Try going with Grapemobile Bicycle and Walking Tours, a Hunter Valley Tourism Award winner, and work off the weight between winery stops. Catch the view from a hot air balloon. Or jump out of a plane and experience tandem skydiving.
Too hectic? Then play a round of golf at Cypress Lakes Resort and watch the ducks glide by.
For a more colorful way to get around ride in a Paxton-Brown carriage drawn by two purebred Haflinger horses. The likable Barry and Eve have imported some of these beautiful horses from Tirol in Austria and are breeding them here.
Feel the breeze as the horses break into a trot. They do know their way to the next winery, of course.
The grapes have inspired a number of festivals and special events throughout the year. They are picked from February to April during which time there’s a celebratory Harvest Festival.
October sees Jazz in the Vines at Tyrrell's Long Flat Paddock, an annual outdoor event drawing thousands of spectators, and Opera in the Vineyards performed in the amphitheater at Wyndham Estate.
Accommodation is plentiful with a wide choice of styles and prices. If you're thinking of visiting the Hunter Valley get a copy of the Wine Country Visitors Guide from the Information Center and make your own decision.
Things to do and places to stay, but all of it driven by the fruit of the vine.
And when you consider that the climate is hot in summer and the grape yield relatively low it might surprise some people that the area produces quality wines at all.

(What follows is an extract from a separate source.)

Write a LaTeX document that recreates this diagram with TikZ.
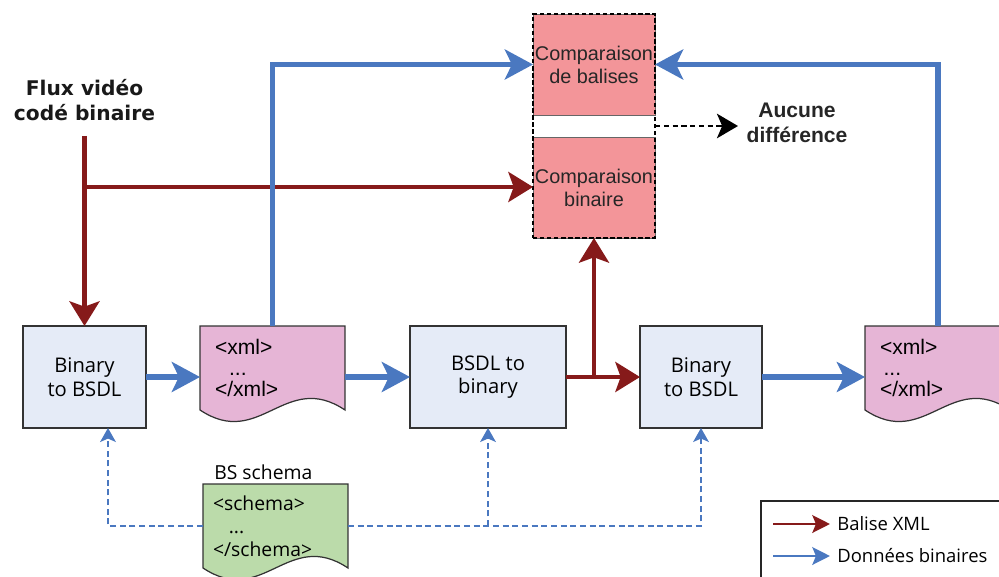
\documentclass[tikz,border=0pt]{standalone}
\usepackage{fontspec}
\setmainfont{Liberation Sans}
\newfontfamily\humanSans{Open Sans}
\newfontfamily\heavySans{DejaVu Sans}
\usetikzlibrary{positioning,arrows.meta,calc,fit,backgrounds}
\definecolor{xmlRed}{HTML}{861A1A}
\definecolor{binBlue}{HTML}{4A78C0}
\definecolor{procFill}{HTML}{E5EBF7}
\definecolor{docPink}{HTML}{E6B5D6}
\definecolor{docGreen}{HTML}{BBDBAA}
\definecolor{cmpPink}{HTML}{F39599}

% wavy document outline drawn round a named node
\newcommand{\docShape}[2]{%
  \path[docLine, fill=#2] (#1.north west) -- (#1.north east) -- (#1.south east)
    .. controls +(-60,-40) and +(60,40) .. (#1.south west) -- cycle;}

\begin{document}
\begin{tikzpicture}[
    x=0.02cm, y=-0.02cm,
    procBox/.style={rectangle, draw=black!80, fill=procFill, line width=0.8pt, inner sep=0pt, outer sep=0pt, minimum height=2.04cm, align=center, font=\humanSans\fontsize{11.5}{13.5}\selectfont},
    cmpBox/.style={rectangle, draw=black!60, fill=cmpPink, line width=0.5pt, inner sep=0pt, outer sep=0pt, minimum width=2.44cm, minimum height=2.02cm, align=center, font=\fontsize{11.3}{13}\selectfont, text=black!85},
    cmpFrame/.style={rectangle, draw=black, line width=1.1pt, dash pattern=on 2.5pt off 1.5pt, inner sep=0pt},
    docNode/.style={rectangle, inner sep=0pt, outer sep=0pt, minimum width=2.9cm, minimum height=1.68cm, text width=2.3cm, align=left},
    docLine/.style={draw=black!80, line width=0.7pt},
    redArrow/.style={-{Stealth[length=14pt, width=17pt, inset=3pt]}, line width=2.8pt, draw=xmlRed},
    blueArrow/.style={-{Stealth[length=16pt, width=17pt, inset=4pt]}, line width=3.4pt, draw=binBlue},
    schemaArrow/.style={-{Stealth[length=8pt, width=9pt, inset=2pt]}, line width=0.8pt, draw=binBlue, dash pattern=on 3.5pt off 2pt},
    diffArrow/.style={-{Stealth[length=12pt, width=14pt, inset=3pt]}, line width=1.1pt, draw=black, dash pattern=on 3pt off 2pt},
    boldLabel/.style={align=center, font=\bfseries\fontsize{12}{14}\selectfont, text=black!85}
]
    \useasboundingbox (0,0) rectangle (999,577);

    % chaine de traitement
    \node[procBox, minimum width=2.46cm] (b2bA) at (84.5,377) {Binary\\to BSDL};
    \node[docNode, font=\fontsize{12}{11.8}\selectfont] (xmlA) at (272.5,368) {<xml>\\\hspace*{8pt}...\\</xml>};
    \node[procBox, minimum width=3.12cm] (bsdl) at (488,377) {BSDL to\\binary};
    \node[procBox, minimum width=2.44cm] (b2bB) at (701,377) {Binary\\to BSDL};
    \node[docNode, font=\fontsize{12}{11.8}\selectfont] (xmlB) at (937.5,368) {<xml>\\\hspace*{2pt}...\\</xml>};

    % comparaisons
    \node[cmpBox] (cmpA) at (594,64.5) {Comparaison\\de balises};
    \node[cmpBox] (cmpB) at (594,187.5) {Comparaison\\binaire};
    \node[cmpFrame, fit=(cmpA)(cmpB)] (cmpAll) {};
    \node[boldLabel] (aucune) at (797,123) {Aucune\\différence};

    % entree
    \node[align=center, font=\heavySans\bfseries\fontsize{11.5}{14.5}\selectfont, text=black!90] (flux) at (84.5,100) {Flux vidéo\\codé binaire};
    \coordinate (fluxSplit) at (84.5,187);

    % schema
    \node[docNode, font=\humanSans\fontsize{11}{13}\selectfont, text width=2.5cm] (schema) at (275.5,526) {<schema>\\\hspace*{9pt}...\\</schema>};
    \node[anchor=south west, inner sep=0pt, font=\humanSans\fontsize{11}{12}\selectfont] (schemaTitle) at (214,480) {BS schema};

    % documents en fond
    \begin{scope}[on background layer]
        \docShape{xmlA}{docPink}
        \docShape{xmlB}{docPink}
        \docShape{schema}{docGreen}
    \end{scope}

    % fleches rouges
    \draw[redArrow, shorten <=5pt] (flux) -- (b2bA);
    \draw[redArrow] (fluxSplit) -- (fluxSplit -| cmpB.west);
    \draw[redArrow] (bsdl.east) -- (b2bB.west);
    \draw[redArrow] (bsdl.east -| cmpB.south) -- (cmpB.south);

    % fleches bleues
    \draw[blueArrow] (b2bA.east) -- (b2bA.east -| xmlA.west);
    \draw[blueArrow] (xmlA.east |- bsdl.west) -- (bsdl.west);
    \draw[blueArrow] (b2bB.east) -- (b2bB.east -| xmlB.west);
    \draw[blueArrow] (xmlA.north) |- (cmpA.west);
    \draw[blueArrow] (xmlB.north) |- (cmpA.east);

    % resultat
    \draw[diffArrow] ($(cmpA.south east)!.5!(cmpB.north east)$) -- ++(83,0);

    % liens vers le schema
    \draw[schemaArrow] (schema.west) -| ([xshift=0.47cm]b2bA.south);
    \draw[schemaArrow] (schema.east) -| (b2bB.south);
    \draw[schemaArrow] (schema.east -| bsdl.south) -- (bsdl.south);

    % legende
    \node[rectangle, draw=black!85, line width=0.7pt, minimum width=5.04cm, minimum height=1.78cm, inner sep=0pt] (legend) at (887,545.5) {};
    \node[anchor=west, inner sep=0pt, font=\humanSans\fontsize{10.5}{12}\selectfont] (lgXml) at (837,524) {Balise XML};
    \node[anchor=west, inner sep=0pt, font=\humanSans\fontsize{10.5}{12}\selectfont] (lgBin) at (837,556) {Données binaires};
    \coordinate (lgXmlStart) at (773,524);
    \coordinate (lgBinStart) at (773,556);
    \draw[-{Stealth[length=10pt, width=10pt, inset=2pt]}, line width=1.7pt, draw=xmlRed] (lgXmlStart) -- ([xshift=-4pt]lgXml.west);
    \draw[-{Stealth[length=10pt, width=10pt, inset=2pt]}, line width=1.7pt, draw=binBlue] (lgBinStart) -- ([xshift=-4pt]lgBin.west);
\end{tikzpicture}
\end{document}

Ironically the comparatively low yields ensure greater intensity of flavor which means better wine, judging by the stream of wine show successes and the booming export market for Hunter wines.
Wines from Rosemount, Tyrrell's, McWilliams Mount Pleasant (sold as Barwang in the USA), Wyndham Estate (Orlando Wyndham), Rothbury Estate (Mildara Blass) and Brian McGuigan Wines are being uncorked around the world.
Australian tourism statistics show a substantial increase in the number of overseas visitors to the Hunter Region, with Americans particularly drawn to the wine country.